§ **Work instructions**: Return each line of the listing below, unchanged, and omit the images.

§ **Data lines**:
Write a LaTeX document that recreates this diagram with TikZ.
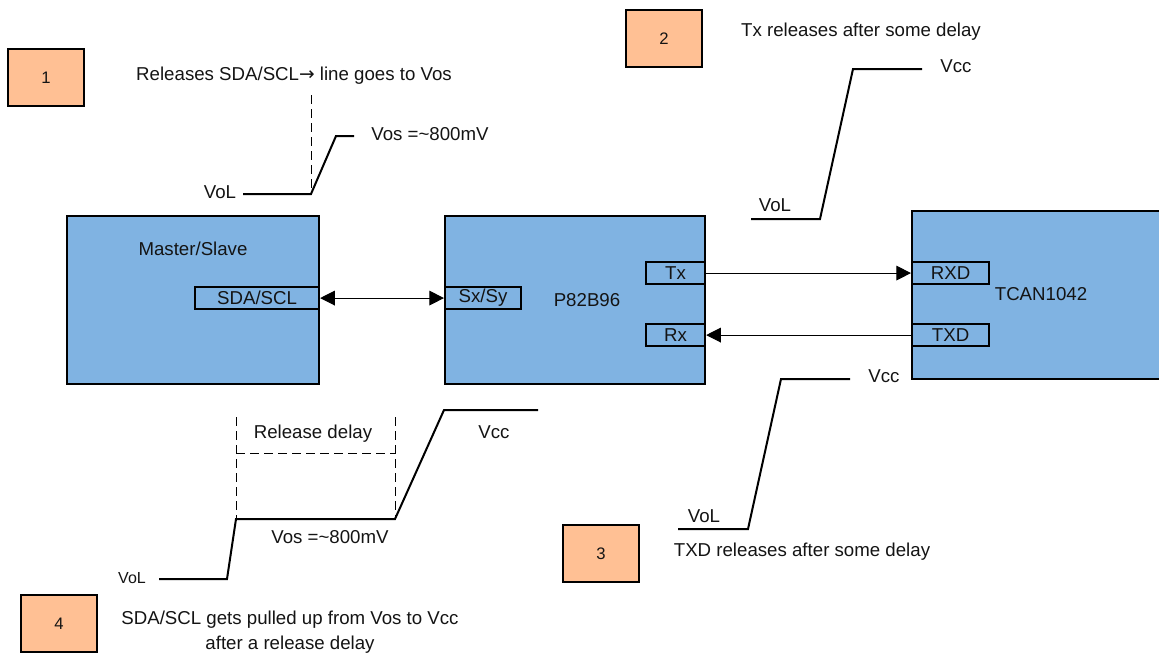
\documentclass[tikz,border=0pt]{standalone}
\usepackage{fontspec}
\setmainfont{Liberation Sans}
\usetikzlibrary{arrows.meta}
\definecolor{blockblue}{RGB}{128,179,226}
\definecolor{tagorange}{RGB}{255,192,148}
\definecolor{inktext}{RGB}{20,20,20}
\tikzset{
 wh/.style 2 args={minimum width=#1*0.75pt,minimum height=#2*0.75pt},
 blk/.style={draw=black,line width=1.5pt,fill=blockblue,inner sep=0,anchor=north west},
 pin/.style={draw=black,line width=1.6pt,fill=blockblue,inner sep=0,anchor=north west,text=inktext,font=\fontsize{14}{16}\selectfont},
 tag/.style={draw=black,line width=1.5pt,fill=tagorange,inner sep=0,anchor=north west,text=inktext,font=\fontsize{12.5}{14}\selectfont},
 lab/.style={inner sep=0,text=inktext,font=\fontsize{14}{16}\selectfont},
 smalllab/.style={inner sep=0,text=inktext,font=\fontsize{12}{14}\selectfont},
 wave/.style={line width=1.5pt,black},
 guide/.style={dash pattern=on 7pt off 3.5pt,line width=0.6pt,black},
 conn/.style={line width=0.8pt,-{Triangle[length=11pt,width=11pt]}},
 connb/.style={line width=0.8pt,{Triangle[length=11pt,width=11pt]}-{Triangle[length=11pt,width=11pt]}},
}
\begin{document}
\begin{tikzpicture}[x=0.75pt,y=-0.75pt]
\useasboundingbox (0,0) rectangle (1159,653);
% blocks
\node[blk,wh={252}{168}] (ms) at (66,215) {};
\node[blk,wh={260}{168}] (p8) at (444,215) {};
\node[blk,wh={262}{168}] (tc) at (911,210) {};
% pins
\node[pin,wh={124}{22}] (sda) at (194,286) {SDA/SCL};
\node[pin,wh={76}{22}] (sx) at (444,286) {Sx/Sy};
\node[pin,wh={59}{22}] (tx) at (645,261) {Tx};
\node[pin,wh={59}{22}] (rx) at (645,323) {Rx};
\node[pin,wh={77}{22}] (rxd) at (911,261) {RXD};
\node[pin,wh={77}{22}] (txd) at (911,323) {TXD};
% connectors
\draw[connb] (sda.east) -- (sx.west);
\draw[conn] (tx.east) -- (rxd.west);
\draw[conn] (txd.west) -- (rx.east);
% number tags
\node[tag,wh={76}{57}] (t1) at (7,48) {1};
\node[tag,wh={76}{57}] (t2) at (625,9) {2};
\node[tag,wh={76}{57}] (t3) at (562,524) {3};
\node[tag,wh={76}{57}] (t4) at (20,594) {4};
% block labels
\node[lab] (lms) at (193,249) {Master/Slave};
\node[lab] (lp8) at (587,300) {P82B96};
\node[lab] (ltc) at (1041,294) {TCAN1042};
% captions
\node[lab] (c1) at (294,76) {Releases SDA/SCL{\fontspec{DejaVu Sans}\fontsize{14}{14}\selectfont →} line goes to Vos};
\node[lab] (c2) at (861,32) {Tx releases after some delay};
\node[lab] (c3) at (802,552) {TXD releases after some delay};
\node[lab,align=center] (c4) at (290,632) {SDA/SCL gets pulled up from Vos to Vcc\\[3pt]after a release delay};
% waveform 1
\coordinate (w1a) at (243,194); \coordinate (w1b) at (311,194);
\coordinate (w1c) at (336,136); \coordinate (w1d) at (354,136);
\coordinate (g1) at (311,95);
\draw[wave] (w1a) -- (w1b) -- (w1c) -- (w1d);
\draw[guide] (g1) -- (w1b);
\node[lab] (v1l) at (220,192) {VoL};
\node[lab] (v1o) at (430,134) {Vos =\textasciitilde800mV};
% waveform 2
\coordinate (w2a) at (751,219); \coordinate (w2b) at (820,219);
\coordinate (w2c) at (853,69); \coordinate (w2d) at (922,69);
\draw[wave] (w2a) -- (w2b) -- (w2c) -- (w2d);
\node[lab] (v2l) at (775,205) {VoL};
\node[lab] (v2c) at (956,66) {Vcc};
% waveform 3
\coordinate (w3a) at (678,529); \coordinate (w3b) at (748,529);
\coordinate (w3c) at (781,379); \coordinate (w3d) at (850,379);
\draw[wave] (w3a) -- (w3b) -- (w3c) -- (w3d);
\node[lab] (v3l) at (704,516) {VoL};
\node[lab] (v3c) at (884,376) {Vcc};
% waveform 4
\coordinate (w4a) at (159,579); \coordinate (w4b) at (227,579);
\coordinate (w4c) at (236,519); \coordinate (w4d) at (395,519);
\coordinate (w4e) at (444,410); \coordinate (w4f) at (538,410);
\coordinate (g4a) at (236,417); \coordinate (g4b) at (395,417);
\coordinate (g4c) at (236,453); \coordinate (g4d) at (395,453);
\draw[wave] (w4a) -- (w4b) -- (w4c) -- (w4d) -- (w4e) -- (w4f);
\draw[guide] (g4a) -- (w4c);
\draw[guide] (g4b) -- (w4d);
\draw[guide] (g4c) -- (g4d);
\node[smalllab] (v4l) at (132,578) {VoL};
\node[lab] (v4o) at (330,537) {Vos =\textasciitilde800mV};
\node[lab] (v4c) at (494,432) {Vcc};
\node[lab] (rd) at (313,434) {Release delay};
\end{tikzpicture}
\end{document}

§ **Solved problem**:
Write a LaTeX document that recreates this diagram with TikZ.
\documentclass[tikz,border=0pt]{standalone}
\usepackage{fontspec}
\setmainfont{Liberation Sans}
\usetikzlibrary{arrows.meta}
\definecolor{blockblue}{RGB}{128,179,226}
\definecolor{tagorange}{RGB}{255,192,148}
\definecolor{inktext}{RGB}{20,20,20}
\tikzset{
 wh/.style 2 args={minimum width=#1*0.75pt,minimum height=#2*0.75pt},
 blk/.style={draw=black,line width=1.5pt,fill=blockblue,inner sep=0,anchor=north west},
 pin/.style={draw=black,line width=1.6pt,fill=blockblue,inner sep=0,anchor=north west,text=inktext,font=\fontsize{14}{16}\selectfont},
 tag/.style={draw=black,line width=1.5pt,fill=tagorange,inner sep=0,anchor=north west,text=inktext,font=\fontsize{12.5}{14}\selectfont},
 lab/.style={inner sep=0,text=inktext,font=\fontsize{14}{16}\selectfont},
 smalllab/.style={inner sep=0,text=inktext,font=\fontsize{12}{14}\selectfont},
 wave/.style={line width=1.5pt,black},
 guide/.style={dash pattern=on 7pt off 3.5pt,line width=0.6pt,black},
 conn/.style={line width=0.8pt,-{Triangle[length=11pt,width=11pt]}},
 connb/.style={line width=0.8pt,{Triangle[length=11pt,width=11pt]}-{Triangle[length=11pt,width=11pt]}},
}
\begin{document}
\begin{tikzpicture}[x=0.75pt,y=-0.75pt]
\useasboundingbox (0,0) rectangle (1159,653);
% blocks
\node[blk,wh={252}{168}] (ms) at (66,215) {};
\node[blk,wh={260}{168}] (p8) at (444,215) {};
\node[blk,wh={262}{168}] (tc) at (911,210) {};
% pins
\node[pin,wh={124}{22}] (sda) at (194,286) {SDA/SCL};
\node[pin,wh={76}{22}] (sx) at (444,286) {Sx/Sy};
\node[pin,wh={59}{22}] (tx) at (645,261) {Tx};
\node[pin,wh={59}{22}] (rx) at (645,323) {Rx};
\node[pin,wh={77}{22}] (rxd) at (911,261) {RXD};
\node[pin,wh={77}{22}] (txd) at (911,323) {TXD};
% connectors
\draw[connb] (sda.east) -- (sx.west);
\draw[conn] (tx.east) -- (rxd.west);
\draw[conn] (txd.west) -- (rx.east);
% number tags
\node[tag,wh={76}{57}] (t1) at (7,48) {1};
\node[tag,wh={76}{57}] (t2) at (625,9) {2};
\node[tag,wh={76}{57}] (t3) at (562,524) {3};
\node[tag,wh={76}{57}] (t4) at (20,594) {4};
% block labels
\node[lab] (lms) at (193,249) {Master/Slave};
\node[lab] (lp8) at (587,300) {P82B96};
\node[lab] (ltc) at (1041,294) {TCAN1042};
% captions
\node[lab] (c1) at (294,76) {Releases SDA/SCL{\fontspec{DejaVu Sans}\fontsize{14}{14}\selectfont →} line goes to Vos};
\node[lab] (c2) at (861,32) {Tx releases after some delay};
\node[lab] (c3) at (802,552) {TXD releases after some delay};
\node[lab,align=center] (c4) at (290,632) {SDA/SCL gets pulled up from Vos to Vcc\\[3pt]after a release delay};
% waveform 1
\coordinate (w1a) at (243,194); \coordinate (w1b) at (311,194);
\coordinate (w1c) at (336,136); \coordinate (w1d) at (354,136);
\coordinate (g1) at (311,95);
\draw[wave] (w1a) -- (w1b) -- (w1c) -- (w1d);
\draw[guide] (g1) -- (w1b);
\node[lab] (v1l) at (220,192) {VoL};
\node[lab] (v1o) at (430,134) {Vos =\textasciitilde800mV};
% waveform 2
\coordinate (w2a) at (751,219); \coordinate (w2b) at (820,219);
\coordinate (w2c) at (853,69); \coordinate (w2d) at (922,69);
\draw[wave] (w2a) -- (w2b) -- (w2c) -- (w2d);
\node[lab] (v2l) at (775,205) {VoL};
\node[lab] (v2c) at (956,66) {Vcc};
% waveform 3
\coordinate (w3a) at (678,529); \coordinate (w3b) at (748,529);
\coordinate (w3c) at (781,379); \coordinate (w3d) at (850,379);
\draw[wave] (w3a) -- (w3b) -- (w3c) -- (w3d);
\node[lab] (v3l) at (704,516) {VoL};
\node[lab] (v3c) at (884,376) {Vcc};
% waveform 4
\coordinate (w4a) at (159,579); \coordinate (w4b) at (227,579);
\coordinate (w4c) at (236,519); \coordinate (w4d) at (395,519);
\coordinate (w4e) at (444,410); \coordinate (w4f) at (538,410);
\coordinate (g4a) at (236,417); \coordinate (g4b) at (395,417);
\coordinate (g4c) at (236,453); \coordinate (g4d) at (395,453);
\draw[wave] (w4a) -- (w4b) -- (w4c) -- (w4d) -- (w4e) -- (w4f);
\draw[guide] (g4a) -- (w4c);
\draw[guide] (g4b) -- (w4d);
\draw[guide] (g4c) -- (g4d);
\node[smalllab] (v4l) at (132,578) {VoL};
\node[lab] (v4o) at (330,537) {Vos =\textasciitilde800mV};
\node[lab] (v4c) at (494,432) {Vcc};
\node[lab] (rd) at (313,434) {Release delay};
\end{tikzpicture}
\end{document}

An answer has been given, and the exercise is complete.